# INFORMATION GIVEN
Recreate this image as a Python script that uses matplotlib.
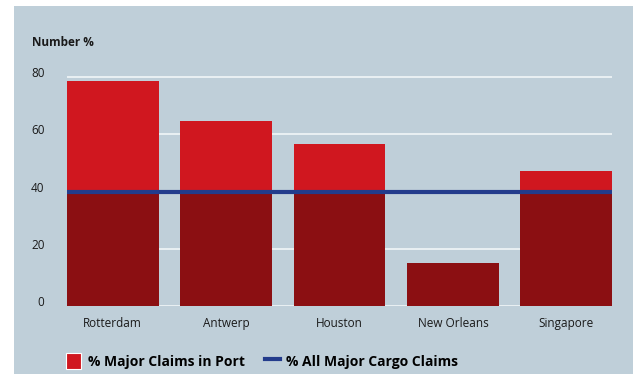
import matplotlib.pyplot as plt
from matplotlib.patches import Patch, Rectangle
from matplotlib.lines import Line2D
import numpy as np

ports = ['Rotterdam', 'Antwerp', 'Houston', 'New Orleans', 'Singapore']
port_claims = [78.5, 64.5, 56.5, 15, 47]
all_claims = 40
yticks = [0, 20, 40, 60, 80]

bg = '#bfcfd9'
red = '#d0171f'
dark = '#8b0f12'
blue = '#233c8c'

plt.rcParams['font.family'] = ['Open Sans', 'DejaVu Sans']

fig = plt.figure(figsize=(6.33, 3.74), dpi=100)
fig.patch.set_facecolor('white')
fig.patches.append(Rectangle((14/633, 0), 1, 368/374, transform=fig.transFigure,
                             facecolor=bg, edgecolor='none', zorder=-10))

ax = fig.add_axes([0.1054, 0.181, 0.862, 0.629])
ax.set_facecolor(bg)
ax.patch.set_alpha(0)

x = np.arange(len(ports))
w = 0.81
lower = [min(v, all_claims) for v in port_claims]
ax.bar(x, port_claims, width=w, color=red, zorder=2)
ax.bar(x, lower, width=w, color=dark, zorder=3)
ax.axhline(all_claims, color=blue, lw=3, zorder=4)

for t in yticks:
    ax.axhline(t, color='#eaf0f3', lw=1.4, zorder=1)

ax.set_xlim(-w/2, len(ports) - 1 + w/2)
ax.set_ylim(0, 82)
ax.set_yticks(yticks)
ax.set_xticks(x)
ax.set_xticklabels(ports, fontsize=8.5, color='#1a1a1a')
ax.set_yticklabels([str(t) for t in yticks], fontsize=8.5, color='#1a1a1a', va='baseline')
ax.tick_params(axis='both', length=0)
ax.tick_params(axis='y', pad=16)
ax.tick_params(axis='x', pad=8)
for s in ax.spines.values():
    s.set_visible(False)

fig.text(32/633, (374-46)/374, 'Number %', fontsize=8.5, fontweight='bold',
         color='#1a1a1a', va='baseline')

handles = [Patch(facecolor=red, edgecolor='white', linewidth=0.8),
           Line2D([], [], color=blue, lw=3)]
labels = ['% Major Claims in Port', '% All Major Cargo Claims']
fig.legend(handles, labels, loc='center left', bbox_to_anchor=(66/633, (374-361)/374),
           ncol=2, frameon=False, borderpad=0, borderaxespad=0,
           handlelength=1.1, handleheight=1.4, handletextpad=0.45,
           columnspacing=1.45, prop={'size': 10, 'weight': 'bold'})

fig.savefig('out.png', dpi=100)
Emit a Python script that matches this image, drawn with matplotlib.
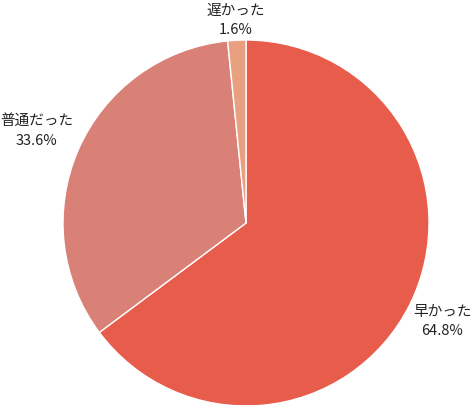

# SHORT EXERCISE
Pull out every line of the entries that includes the word "Python".

# SOLUTION
Recreate this image as a Python script that uses matplotlib.
Emit a Python script that matches this image, drawn with matplotlib.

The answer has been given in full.